隨著我的單相思的破滅,我們的學業(yè)也相繼結(jié)束。說來也怪,我們七個人又原封不動地回到我們這個小城,進工廠進機關(guān),只有純子一個人進了醫(yī)院,穿上了白大褂。
再見純子的時候她已快要和大林結(jié)婚了,他們裝修新房時,“七人幫”又相聚在一起。純子對我說,會長你也該找一個成家了。我說我找不到合適的,尤其是找不到愛吃酸棗面兒的。說這話時就我們兩個,其他人都滿頭大汗地往墻壁上刷涂料。純子的臉紅了,我也顯露出剎那間的窘迫不安。
我問純子:快結(jié)婚了,送你什么禮物?
純子說:有空回老家,捎些酸棗面兒吧,我愛吃。
他們結(jié)婚時我就真的送去了一大包的酸棗面兒,四四方方的。純子很驚訝很喜歡地喊了一聲。大林說,放在冰箱里,保準吃半年。
“七人幫”自此開始分裂,各自忙著找自己的伴侶。
“七人幫”再次聚齊的時候已是5年過去了,那會兒純子的女兒已經(jīng)會喊伯伯叔叔了。我們都結(jié)了婚,我的愛人也是如純子般清秀聰穎,而且也愛吃酸棗面兒。但這次相聚不是在大林家,而是在醫(yī)院的病房里——純子正生病住院。見到她時,我們幾乎哭了起來,純子不再是豐滿清秀,而是消瘦蒼白,一襲秀發(fā)開始脫落。純子正在輸液,見我們?nèi)チ?,喊了一聲“會長”就言語凝噎。我握住她的手,涼涼的。一剎那我回憶起大學時的愛情經(jīng)歷。
我說:純子,好好養(yǎng)病,會好的。想吃什么?哥哥給你買去。
純子說:會長,我想吃酸棗面兒。
偏偏那會兒大棗剛剛紅了半邊兒,按時令,酸棗面兒在冬天才有的。我和大林受了純子的托付就四處尋酸棗面兒,奔波了幾十里,轉(zhuǎn)遍了整個城市都沒有買到。我愛人說:回老家吧,也許老家有呢。于是我連夜回了老家,尋了兩天,終于在一家遠房親戚家里找到了一塊酸棗面兒。
回到城市,愛人說大林來了好幾次電話,純子好像病得很厲害。我和愛人又馬不停蹄地趕到醫(yī)院。純子這時已經(jīng)靠輸液維持生理機能了。

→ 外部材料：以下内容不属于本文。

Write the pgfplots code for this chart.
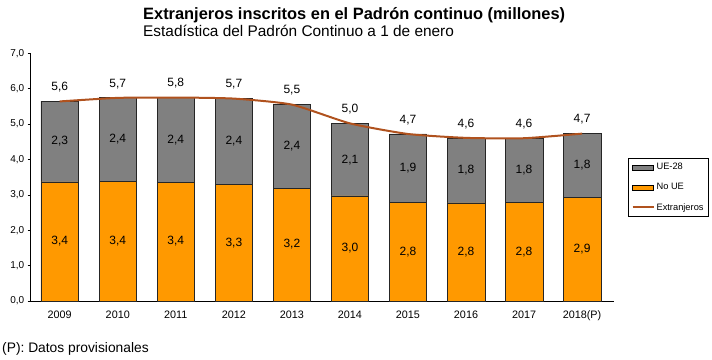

大林這時才告訴我們:純子患的是骨癌,未及截肢,癌細胞又轉(zhuǎn)移到肺上。
我手中的酸棗面兒沉沉地跌到地上。純子睜眼見到我說:會長,可惜,我不能吃你的酸棗面兒了。我把酸棗面兒送到她的手上,純子很艱難地笑了笑。出了病房,我的淚水就嘩嘩地流出來。
純子終于沒有捱過春節(jié)。離過年還有一個半月,純子就離開了人世。告別純子時,純子瘦得只剩下皮包骨頭,戴著假發(fā)套,靜靜地臥于鮮花叢中。
后來,我終于給愛人講了自己在大學時是如何地愛純子追求純子。那夜愛人也流了淚水,我腦海里不時涌出純子第一次吃酸棗面兒的情景。
直到春節(jié),我才從純子辭世的悲傷中脫離出來。大年初五,我對愛人說:咱給純子燒些紙錢吧。這時老三和老五來了電話,說大林又結(jié)婚了,在純子去世僅28天。
我頭上好像挨了一棒,很憤怒地打電話給大林。大林咕咕噥噥地說:純子走了,孩子太小,現(xiàn)在的愛人原來關(guān)系就挺好的,快過年了,家里冷冷清清的,反正早晚得……
我罵大林:才過了28天啊,純子尸骨未寒,你他媽的忍心嗎?說罷我摔下電話。
過了半年,到了“七月七”,我忽然又念起“七仙女”純子來。于是和妻子打電話分頭行動,“七人幫”剩余的六個人在我家聚了一次會。說話間,我捧出一疙瘩塊酸棗面兒,說:請你們吃酸棗面兒,純子最愛吃了。
我們幾個人把冷眼投向大林。大林怔怔地流了眼淚。再聚會的時候,大林就很難請到了。
秋天時,老三說他幫助大林的女兒尋了全市最好的學前班,看純子的面子……
那年秋天,我的女兒也降生了,我給她起的名字叫純子,一年后,我驚訝地發(fā)現(xiàn),女兒最愛吃的也是——酸棗面兒。